**The problem**.
In the records below, find the line with "Emit a web page that matches this image, drawn with Apache" and the line with "const ySteps = [0.2, 5, 1, 0.02, 1, 0.2];"; return exactly those lines and every line between them.

**Extracted entries**.
==============================

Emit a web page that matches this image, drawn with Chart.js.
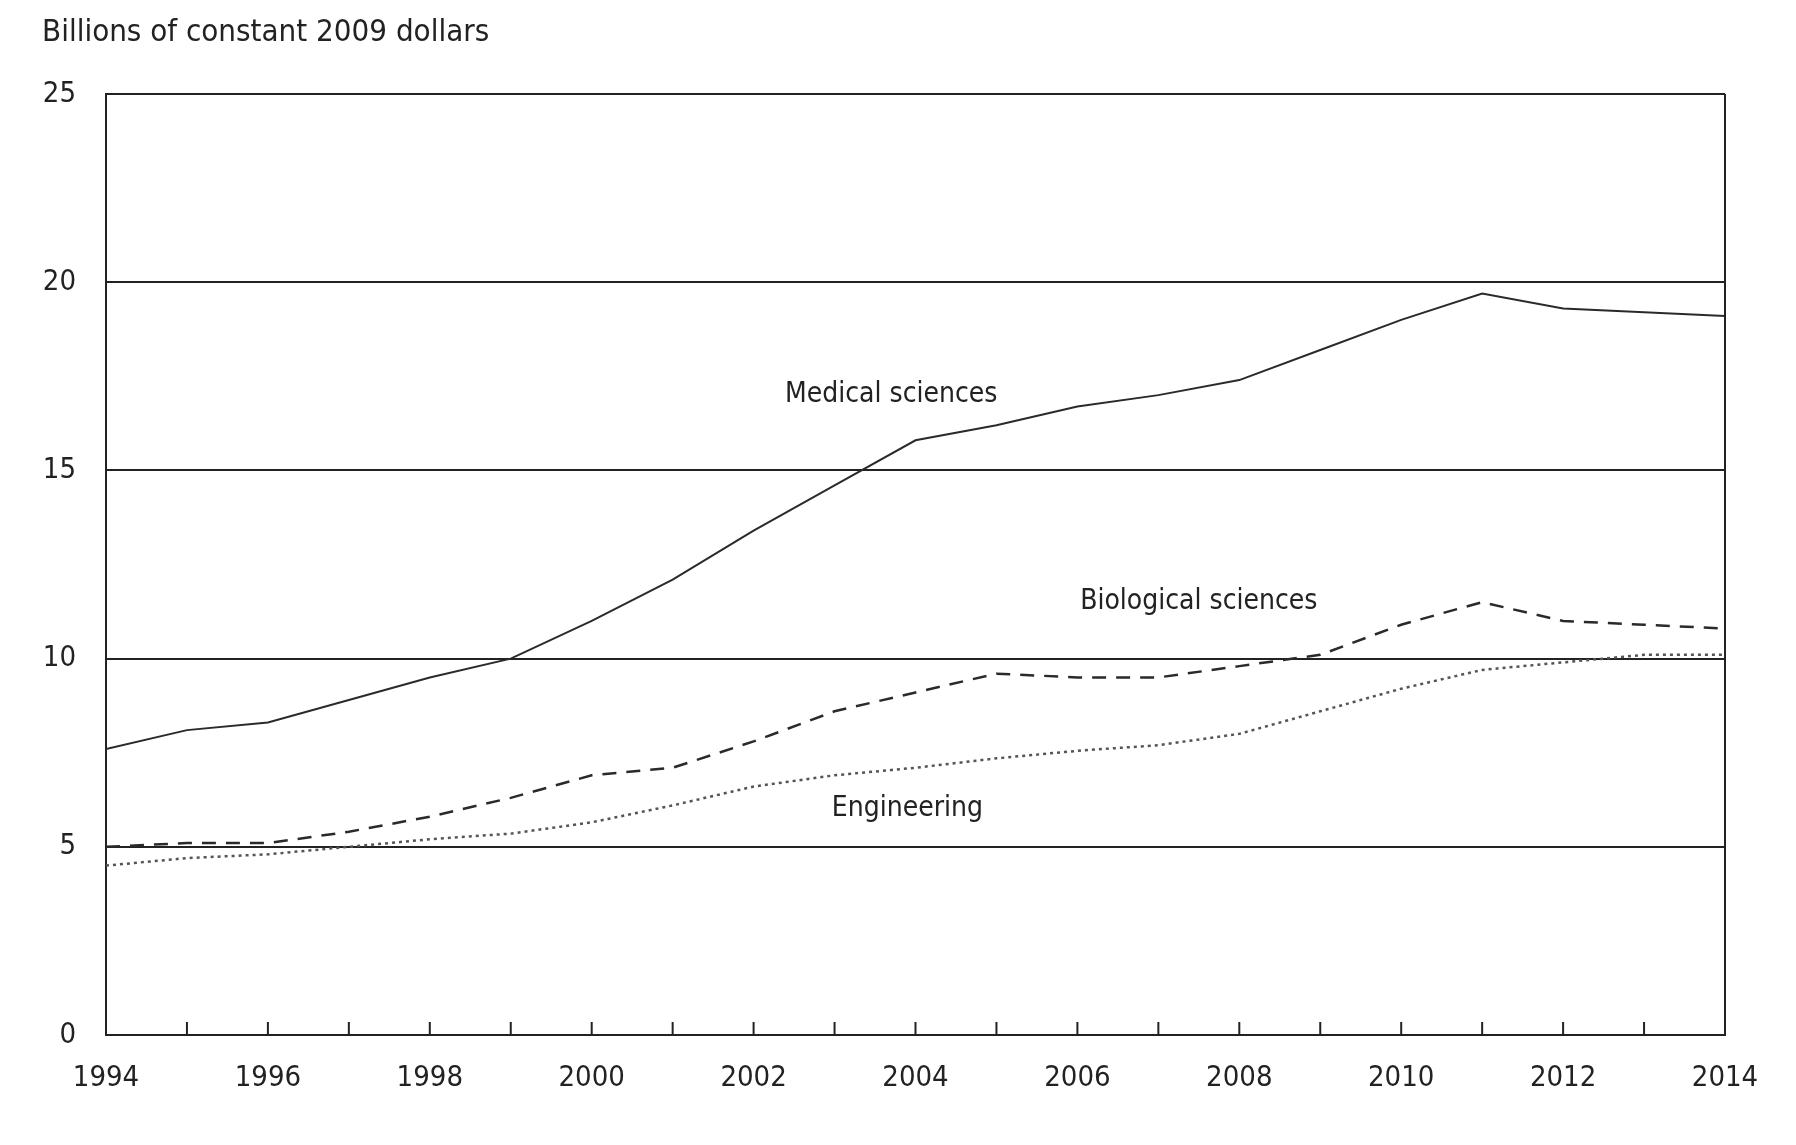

==============================

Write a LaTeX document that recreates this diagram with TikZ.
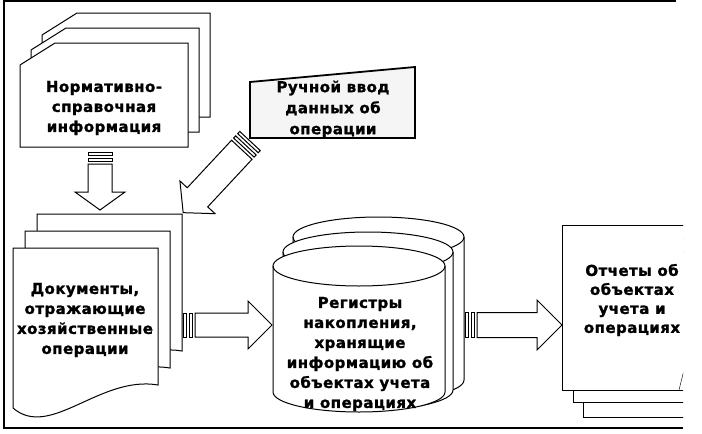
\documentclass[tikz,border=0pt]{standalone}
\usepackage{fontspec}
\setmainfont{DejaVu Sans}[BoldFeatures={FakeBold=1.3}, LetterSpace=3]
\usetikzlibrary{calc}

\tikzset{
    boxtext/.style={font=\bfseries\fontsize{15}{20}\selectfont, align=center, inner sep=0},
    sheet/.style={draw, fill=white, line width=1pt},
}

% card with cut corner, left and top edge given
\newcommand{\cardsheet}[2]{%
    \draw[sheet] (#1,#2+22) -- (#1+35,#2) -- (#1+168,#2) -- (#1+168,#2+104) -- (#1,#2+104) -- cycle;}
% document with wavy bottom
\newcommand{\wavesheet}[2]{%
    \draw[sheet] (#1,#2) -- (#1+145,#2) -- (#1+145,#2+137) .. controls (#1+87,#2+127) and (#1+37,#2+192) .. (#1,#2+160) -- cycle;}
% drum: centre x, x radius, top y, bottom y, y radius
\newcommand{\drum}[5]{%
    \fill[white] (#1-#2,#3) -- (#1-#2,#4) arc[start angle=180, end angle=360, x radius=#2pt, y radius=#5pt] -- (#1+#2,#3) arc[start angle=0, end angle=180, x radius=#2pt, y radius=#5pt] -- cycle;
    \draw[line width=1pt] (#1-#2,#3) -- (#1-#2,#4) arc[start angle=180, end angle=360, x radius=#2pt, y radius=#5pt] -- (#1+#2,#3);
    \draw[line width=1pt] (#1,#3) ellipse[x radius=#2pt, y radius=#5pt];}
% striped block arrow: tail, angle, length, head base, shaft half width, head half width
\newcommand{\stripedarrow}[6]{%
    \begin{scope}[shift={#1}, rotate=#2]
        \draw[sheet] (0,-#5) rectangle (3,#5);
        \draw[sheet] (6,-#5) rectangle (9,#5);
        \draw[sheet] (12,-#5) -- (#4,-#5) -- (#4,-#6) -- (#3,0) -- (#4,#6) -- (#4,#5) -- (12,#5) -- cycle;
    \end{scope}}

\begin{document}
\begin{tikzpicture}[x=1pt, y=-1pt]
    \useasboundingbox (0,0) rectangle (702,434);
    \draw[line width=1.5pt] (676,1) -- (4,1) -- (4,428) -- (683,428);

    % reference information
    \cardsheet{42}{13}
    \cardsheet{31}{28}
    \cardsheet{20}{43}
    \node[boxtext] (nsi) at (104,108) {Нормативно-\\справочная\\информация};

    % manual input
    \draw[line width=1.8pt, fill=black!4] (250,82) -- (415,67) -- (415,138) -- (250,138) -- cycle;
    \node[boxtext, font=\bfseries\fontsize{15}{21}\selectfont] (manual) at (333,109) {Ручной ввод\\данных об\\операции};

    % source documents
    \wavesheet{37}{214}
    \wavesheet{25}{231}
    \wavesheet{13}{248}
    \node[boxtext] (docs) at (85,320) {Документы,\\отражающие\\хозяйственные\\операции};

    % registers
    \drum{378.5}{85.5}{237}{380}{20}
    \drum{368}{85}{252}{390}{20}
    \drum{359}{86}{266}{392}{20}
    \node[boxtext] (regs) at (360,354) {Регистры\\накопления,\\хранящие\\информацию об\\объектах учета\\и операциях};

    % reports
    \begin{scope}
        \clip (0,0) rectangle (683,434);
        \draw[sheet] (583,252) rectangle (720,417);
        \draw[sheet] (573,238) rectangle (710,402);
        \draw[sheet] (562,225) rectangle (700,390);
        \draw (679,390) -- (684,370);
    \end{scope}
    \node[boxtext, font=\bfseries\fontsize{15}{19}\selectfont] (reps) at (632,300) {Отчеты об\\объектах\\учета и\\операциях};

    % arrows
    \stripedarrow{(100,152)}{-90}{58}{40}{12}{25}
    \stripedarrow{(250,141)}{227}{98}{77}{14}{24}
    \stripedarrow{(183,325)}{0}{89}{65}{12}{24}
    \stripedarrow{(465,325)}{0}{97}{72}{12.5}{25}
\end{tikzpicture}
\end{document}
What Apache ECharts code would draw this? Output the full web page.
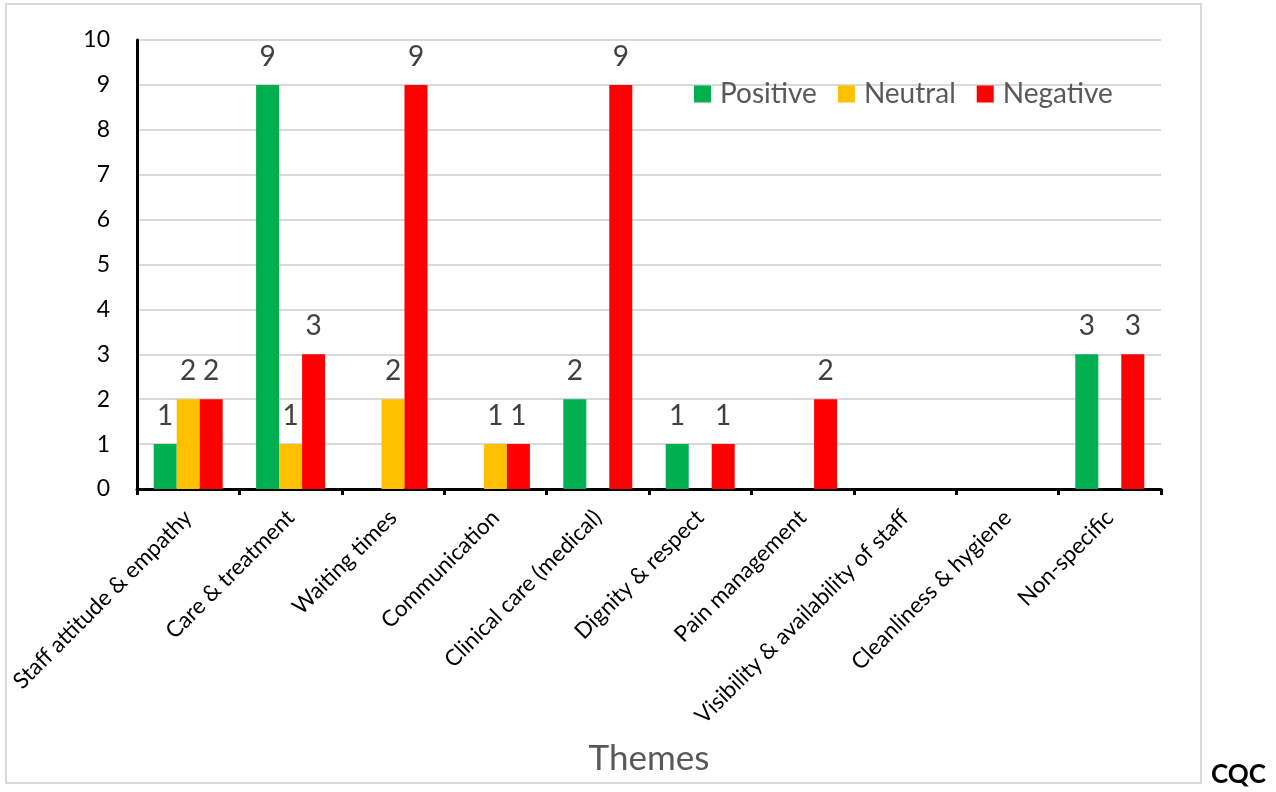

==============================

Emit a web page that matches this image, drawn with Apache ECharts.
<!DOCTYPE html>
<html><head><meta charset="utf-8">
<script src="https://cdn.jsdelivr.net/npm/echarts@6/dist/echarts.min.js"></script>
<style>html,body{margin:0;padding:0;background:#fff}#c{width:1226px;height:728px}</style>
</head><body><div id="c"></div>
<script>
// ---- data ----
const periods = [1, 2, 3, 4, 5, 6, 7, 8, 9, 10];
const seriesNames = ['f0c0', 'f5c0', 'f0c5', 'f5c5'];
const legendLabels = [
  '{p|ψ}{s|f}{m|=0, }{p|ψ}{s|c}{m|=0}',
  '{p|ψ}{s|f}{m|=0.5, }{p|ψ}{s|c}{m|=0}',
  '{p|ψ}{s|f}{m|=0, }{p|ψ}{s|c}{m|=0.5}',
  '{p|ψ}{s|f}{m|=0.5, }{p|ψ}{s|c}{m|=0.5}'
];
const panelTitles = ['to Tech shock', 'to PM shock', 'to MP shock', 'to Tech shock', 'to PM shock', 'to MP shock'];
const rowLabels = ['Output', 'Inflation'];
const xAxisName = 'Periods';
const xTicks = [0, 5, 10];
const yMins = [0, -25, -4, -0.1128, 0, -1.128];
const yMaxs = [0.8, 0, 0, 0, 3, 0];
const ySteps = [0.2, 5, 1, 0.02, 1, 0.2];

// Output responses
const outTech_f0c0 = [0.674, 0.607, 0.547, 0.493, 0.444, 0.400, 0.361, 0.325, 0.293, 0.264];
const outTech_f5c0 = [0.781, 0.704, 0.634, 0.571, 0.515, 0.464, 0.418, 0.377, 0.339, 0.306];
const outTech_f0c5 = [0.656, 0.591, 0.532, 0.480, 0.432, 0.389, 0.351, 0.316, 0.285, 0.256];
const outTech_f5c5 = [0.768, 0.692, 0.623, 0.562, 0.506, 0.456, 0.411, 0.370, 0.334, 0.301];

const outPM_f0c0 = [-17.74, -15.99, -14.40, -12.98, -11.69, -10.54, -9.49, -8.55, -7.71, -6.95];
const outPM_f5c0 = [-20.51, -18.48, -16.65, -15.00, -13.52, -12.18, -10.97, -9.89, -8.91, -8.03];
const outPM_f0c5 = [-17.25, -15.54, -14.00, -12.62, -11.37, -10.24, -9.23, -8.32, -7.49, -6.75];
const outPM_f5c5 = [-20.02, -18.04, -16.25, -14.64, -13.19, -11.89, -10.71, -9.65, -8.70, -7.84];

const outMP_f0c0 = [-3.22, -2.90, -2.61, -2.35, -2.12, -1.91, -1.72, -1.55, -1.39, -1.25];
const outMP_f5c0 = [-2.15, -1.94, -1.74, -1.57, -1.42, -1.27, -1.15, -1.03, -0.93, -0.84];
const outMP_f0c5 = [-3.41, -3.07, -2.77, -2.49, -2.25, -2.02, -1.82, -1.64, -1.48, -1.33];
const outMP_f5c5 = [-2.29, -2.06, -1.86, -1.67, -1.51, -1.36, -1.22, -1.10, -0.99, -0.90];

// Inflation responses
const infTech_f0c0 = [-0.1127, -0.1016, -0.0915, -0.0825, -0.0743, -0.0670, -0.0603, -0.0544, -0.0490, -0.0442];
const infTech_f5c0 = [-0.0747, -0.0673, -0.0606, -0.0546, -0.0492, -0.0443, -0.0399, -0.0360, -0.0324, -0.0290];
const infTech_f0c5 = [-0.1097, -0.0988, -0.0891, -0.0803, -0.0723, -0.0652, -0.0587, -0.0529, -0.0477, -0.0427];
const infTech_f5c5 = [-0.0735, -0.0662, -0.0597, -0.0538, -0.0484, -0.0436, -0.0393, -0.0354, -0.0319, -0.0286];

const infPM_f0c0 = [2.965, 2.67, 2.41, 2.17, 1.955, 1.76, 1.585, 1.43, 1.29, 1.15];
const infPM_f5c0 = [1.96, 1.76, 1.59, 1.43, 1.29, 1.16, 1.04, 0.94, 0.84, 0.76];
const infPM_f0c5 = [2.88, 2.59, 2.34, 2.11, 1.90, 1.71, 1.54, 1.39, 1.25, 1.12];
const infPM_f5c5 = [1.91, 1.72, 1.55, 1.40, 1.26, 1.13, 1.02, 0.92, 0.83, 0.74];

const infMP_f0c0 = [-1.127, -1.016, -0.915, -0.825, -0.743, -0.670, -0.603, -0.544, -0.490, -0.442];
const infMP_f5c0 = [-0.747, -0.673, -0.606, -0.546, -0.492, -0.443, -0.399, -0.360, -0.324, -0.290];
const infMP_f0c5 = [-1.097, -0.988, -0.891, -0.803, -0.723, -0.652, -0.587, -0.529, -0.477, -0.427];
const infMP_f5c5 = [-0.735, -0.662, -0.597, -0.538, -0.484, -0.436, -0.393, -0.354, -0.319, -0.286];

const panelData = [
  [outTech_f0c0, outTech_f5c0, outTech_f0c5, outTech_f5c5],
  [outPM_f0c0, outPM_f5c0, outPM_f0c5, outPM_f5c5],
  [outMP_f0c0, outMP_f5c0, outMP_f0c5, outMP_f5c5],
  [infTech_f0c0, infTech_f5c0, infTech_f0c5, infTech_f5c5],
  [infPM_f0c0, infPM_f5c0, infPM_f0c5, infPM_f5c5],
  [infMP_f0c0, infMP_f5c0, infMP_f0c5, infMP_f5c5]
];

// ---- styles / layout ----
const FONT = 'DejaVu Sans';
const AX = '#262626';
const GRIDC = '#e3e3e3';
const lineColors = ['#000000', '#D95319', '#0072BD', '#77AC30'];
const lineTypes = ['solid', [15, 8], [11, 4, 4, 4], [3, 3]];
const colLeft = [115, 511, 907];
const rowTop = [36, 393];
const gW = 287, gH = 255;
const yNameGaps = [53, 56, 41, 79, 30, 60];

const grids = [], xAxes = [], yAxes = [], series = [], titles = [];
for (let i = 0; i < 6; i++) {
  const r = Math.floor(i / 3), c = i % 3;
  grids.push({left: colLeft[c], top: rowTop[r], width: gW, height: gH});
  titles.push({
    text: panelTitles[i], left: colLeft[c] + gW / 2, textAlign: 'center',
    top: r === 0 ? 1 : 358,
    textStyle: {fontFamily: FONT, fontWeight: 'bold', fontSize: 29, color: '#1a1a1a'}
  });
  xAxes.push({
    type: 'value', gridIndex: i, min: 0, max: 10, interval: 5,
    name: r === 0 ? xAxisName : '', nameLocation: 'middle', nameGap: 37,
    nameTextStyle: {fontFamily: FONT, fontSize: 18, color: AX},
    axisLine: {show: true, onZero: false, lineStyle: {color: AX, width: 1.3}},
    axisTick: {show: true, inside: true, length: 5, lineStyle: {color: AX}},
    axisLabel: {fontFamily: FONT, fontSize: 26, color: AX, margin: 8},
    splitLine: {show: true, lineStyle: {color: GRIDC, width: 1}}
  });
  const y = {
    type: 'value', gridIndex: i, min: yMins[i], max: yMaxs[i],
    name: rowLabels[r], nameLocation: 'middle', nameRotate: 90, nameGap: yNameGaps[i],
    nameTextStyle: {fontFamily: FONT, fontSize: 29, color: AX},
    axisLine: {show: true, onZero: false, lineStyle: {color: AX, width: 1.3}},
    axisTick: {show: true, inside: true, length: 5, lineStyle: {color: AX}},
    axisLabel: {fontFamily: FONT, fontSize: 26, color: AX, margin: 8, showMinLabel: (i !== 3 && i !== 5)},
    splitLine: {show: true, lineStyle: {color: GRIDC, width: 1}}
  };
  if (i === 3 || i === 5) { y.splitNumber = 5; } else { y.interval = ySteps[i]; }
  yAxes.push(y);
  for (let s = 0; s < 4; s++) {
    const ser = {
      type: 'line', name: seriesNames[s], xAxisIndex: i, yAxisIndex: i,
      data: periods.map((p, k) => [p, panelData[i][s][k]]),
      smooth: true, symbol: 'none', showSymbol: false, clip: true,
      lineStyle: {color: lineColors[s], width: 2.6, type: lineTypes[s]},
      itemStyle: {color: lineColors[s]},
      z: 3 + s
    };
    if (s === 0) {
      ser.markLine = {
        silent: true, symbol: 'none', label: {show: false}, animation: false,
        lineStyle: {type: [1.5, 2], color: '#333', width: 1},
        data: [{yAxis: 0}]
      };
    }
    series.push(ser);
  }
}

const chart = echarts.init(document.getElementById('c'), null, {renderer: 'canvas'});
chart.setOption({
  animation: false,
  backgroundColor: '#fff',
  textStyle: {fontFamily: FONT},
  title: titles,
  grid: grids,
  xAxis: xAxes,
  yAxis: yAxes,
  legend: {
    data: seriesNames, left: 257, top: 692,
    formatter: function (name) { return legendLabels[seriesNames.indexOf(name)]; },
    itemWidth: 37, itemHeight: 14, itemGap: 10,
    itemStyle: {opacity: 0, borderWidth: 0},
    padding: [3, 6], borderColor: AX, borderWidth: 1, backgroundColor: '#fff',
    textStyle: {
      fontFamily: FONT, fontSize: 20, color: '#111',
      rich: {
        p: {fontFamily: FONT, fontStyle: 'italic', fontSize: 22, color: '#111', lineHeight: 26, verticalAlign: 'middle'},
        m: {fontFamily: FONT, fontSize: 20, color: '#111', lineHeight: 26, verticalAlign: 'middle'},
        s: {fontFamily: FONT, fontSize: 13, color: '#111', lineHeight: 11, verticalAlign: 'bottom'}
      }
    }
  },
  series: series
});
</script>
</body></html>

==============================

**Task output**.
Emit a web page that matches this image, drawn with Apache ECharts.
<!DOCTYPE html>
<html><head><meta charset="utf-8">
<script src="https://cdn.jsdelivr.net/npm/echarts@6/dist/echarts.min.js"></script>
<style>html,body{margin:0;padding:0;background:#fff}#c{width:1226px;height:728px}</style>
</head><body><div id="c"></div>
<script>
// ---- data ----
const periods = [1, 2, 3, 4, 5, 6, 7, 8, 9, 10];
const seriesNames = ['f0c0', 'f5c0', 'f0c5', 'f5c5'];
const legendLabels = [
  '{p|ψ}{s|f}{m|=0, }{p|ψ}{s|c}{m|=0}',
  '{p|ψ}{s|f}{m|=0.5, }{p|ψ}{s|c}{m|=0}',
  '{p|ψ}{s|f}{m|=0, }{p|ψ}{s|c}{m|=0.5}',
  '{p|ψ}{s|f}{m|=0.5, }{p|ψ}{s|c}{m|=0.5}'
];
const panelTitles = ['to Tech shock', 'to PM shock', 'to MP shock', 'to Tech shock', 'to PM shock', 'to MP shock'];
const rowLabels = ['Output', 'Inflation'];
const xAxisName = 'Periods';
const xTicks = [0, 5, 10];
const yMins = [0, -25, -4, -0.1128, 0, -1.128];
const yMaxs = [0.8, 0, 0, 0, 3, 0];
const ySteps = [0.2, 5, 1, 0.02, 1, 0.2];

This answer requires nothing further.